Statistics Canada confirmed the country slipped into a technical recession during the six-month period from October 2025 through March 2026, with Deloitte projecting full-year 2026 GDP growth of just 0.7%, down sharply from 1.7% in 2025, according to Global News. Business investment fell for five consecutive months as companies adopted a wait-and-see posture pending trade clarity.

More recent data offers a partial silver lining: Statistics Canada reported real GDP expanded 0.5% in April 2026, the strongest monthly growth since July 2025, driven by a rebound in construction, higher public sector spending, and improving housing market activity, according to BNN Bloomberg. Energy remains the single biggest contributor to that rebound, effectively “carrying” the broader economy even as tariffs continue to hit the manufacturing sector.

Signal49’s Forecast: Storm Before the Calm

Newer independent research from Signal49 Research forecasts Canada’s GDP will rise just 0.5% in 2026, citing both trade uncertainty and the reignited Middle East conflict as compounding headwinds, according to Newswire. Chief economist Pedro Antunes described Canada’s economy as being “in the storm before the calm,” with growth prospects for 2027 improving to 2.1% if trade tensions genuinely ease. The Bank of Canada is expected to hold its policy rate at 2.25% throughout the forecast period, as sluggish domestic growth and elevated unemployment keep broader inflationary pressure contained even as gasoline prices rise.

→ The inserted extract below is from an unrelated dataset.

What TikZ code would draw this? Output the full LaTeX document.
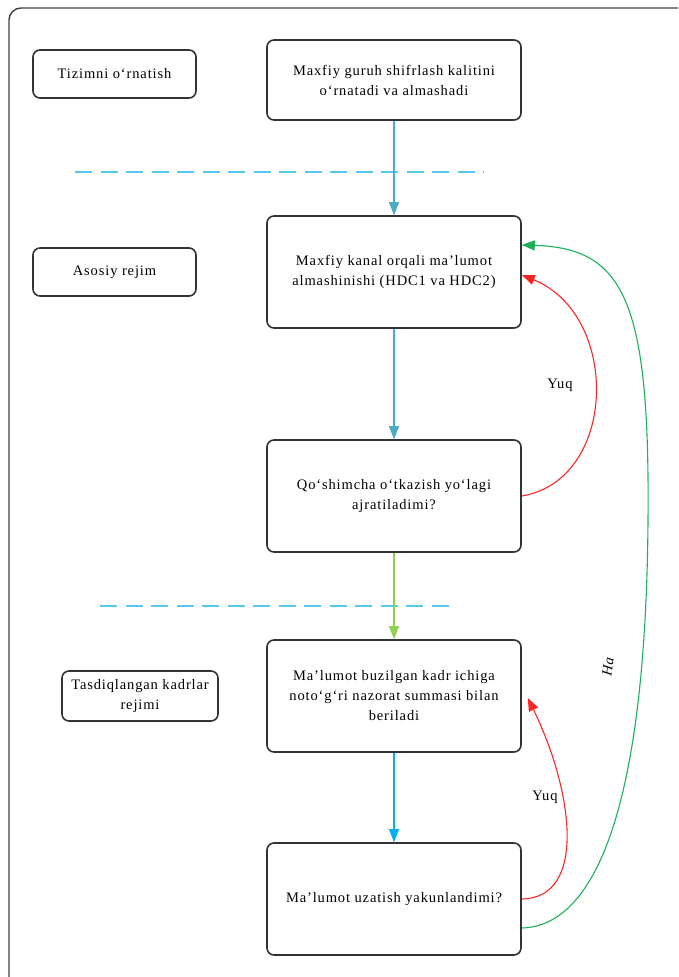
\documentclass[tikz,border=0pt]{standalone}
\usepackage{fontspec}
\setmainfont{Liberation Serif}[LetterSpace=6]
\usetikzlibrary{arrows.meta}

\definecolor{flowblue}{HTML}{4BACC6}
\definecolor{dashblue}{HTML}{55C8F2}
\definecolor{flowlime}{HTML}{92D050}
\definecolor{flowsky}{HTML}{00B0F0}
\definecolor{noRed}{HTML}{FF2424}
\definecolor{yesGreen}{HTML}{1DB15A}

\tikzset{
  stepbox/.style={draw=black!80, line width=1.6pt, rounded corners=7pt, fill=white,
    align=center, minimum width=254pt, minimum height=112pt,
    font=\fontsize{14.5}{20}\selectfont},
  modetag/.style={draw=black!80, line width=1.6pt, rounded corners=7pt, fill=white,
    align=center, minimum width=163pt, minimum height=48pt,
    font=\fontsize{14.5}{20}\selectfont},
  flow/.style={line width=1.1pt, -{Triangle[length=13pt,width=10pt]}},
  sep/.style={dashblue, line width=2.4pt, dash pattern=on 17pt off 8.5pt},
  answer/.style={font=\fontsize{14.5}{16}\selectfont},
}

\begin{document}
\begin{tikzpicture}[x=1pt, y=-1pt]
  \useasboundingbox (0,0) rectangle (678,977);

  % outer frame (cut by the page)
  \draw[black!75, line width=1.4pt, rounded corners=12pt] (9,977) -- (9,8) -- (678,8);

  % mode labels
  \node[modetag] (tagsetup) at (114.5,74) {Tizimni o‘rnatish};
  \node[modetag] (tagmain) at (114.5,272) {Asosiy rejim};
  \node[modetag, minimum width=156pt, minimum height=50pt] (tagframes) at (140,696)
    {Tasdiqlangan kadrlar\\rejimi};

  % steps
  \node[stepbox, minimum height=80pt] (keys) at (394,80)
    {Maxfiy guruh shifrlash kalitini\\o‘rnatadi va almashadi};
  \node[stepbox] (exchange) at (394,272)
    {Maxfiy kanal orqali ma’lumot\\almashinishi (HDC1 va HDC2)};
  \node[stepbox] (lane) at (394,496)
    {Qo‘shimcha o‘tkazish yo‘lagi\\ajratiladimi?};
  \node[stepbox] (corrupt) at (394,696)
    {Ma’lumot buzilgan kadr ichiga\\noto‘g‘ri nazorat summasi bilan\\beriladi};
  \node[stepbox] (done) at (394,899)
    {Ma’lumot uzatish yakunlandimi?};

  % separators between modes
  \draw[sep] (75,172) -- (484,172);
  \draw[sep] (100,606) -- (455,606);

  % main flow
  \draw[flow, flowblue] (keys) -- (exchange);
  \draw[flow, flowblue] (exchange) -- (lane);
  \draw[flow, flowlime] (lane) -- (corrupt);
  \draw[flow, flowsky] (corrupt) -- (done);

  % loops back
  \draw[flow, noRed] (lane.east) .. controls +(96,-16) and +(99,40) ..
    ([yshift=-3pt]exchange.east);
  \node[answer] (no1) at (560,385) {Yuq};

  \draw[flow, noRed] (done.east) .. controls +(66,-1) and +(45,92) ..
    ([xshift=6pt, yshift=-2pt]corrupt.east);
  \node[answer] (no2) at (545,797) {Yuq};

  \coordinate (farright) at (648,520);
  \draw[flow, yesGreen] ([yshift=-29pt]done.east) .. controls +(76,-2) and +(-2,280) ..
    (farright) .. controls +(2,-220) and +(102,3) .. ([yshift=27pt]exchange.east);
  \node[answer, rotate=82, font=\fontsize{14.5}{16}\selectfont\itshape] (yes) at (608,667) {Ha};
\end{tikzpicture}
\end{document}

The Domestic Political Backdrop

Trump’s repeated commentary about Canada as a “51st state,” reported meetings between his officials and Alberta separatists ahead of a fall referendum, and the broader tariff regime have entrenched an “elbows up” defensive posture within the Canadian electorate, according to The Hub. Prime Minister Mark Carney has pursued a dual-track strategy — courting deeper integration with Washington while simultaneously telling audiences in Beijing and Davos that Canada must build resilience against great-power economic coercion.

What’s Next

With CUSMA’s future now stretched across a decade-long review window rather than resolved cleanly, Canadian businesses face a prolonged period of trade policy uncertainty. The near-term catalyst to watch is whether tariff rates on steel, aluminum, and autos are adjusted before the fall midterms, and whether the U.S.-Iran conflict’s renewed pressure on oil prices provides enough of an energy-sector tailwind to offset continued manufacturing weakness.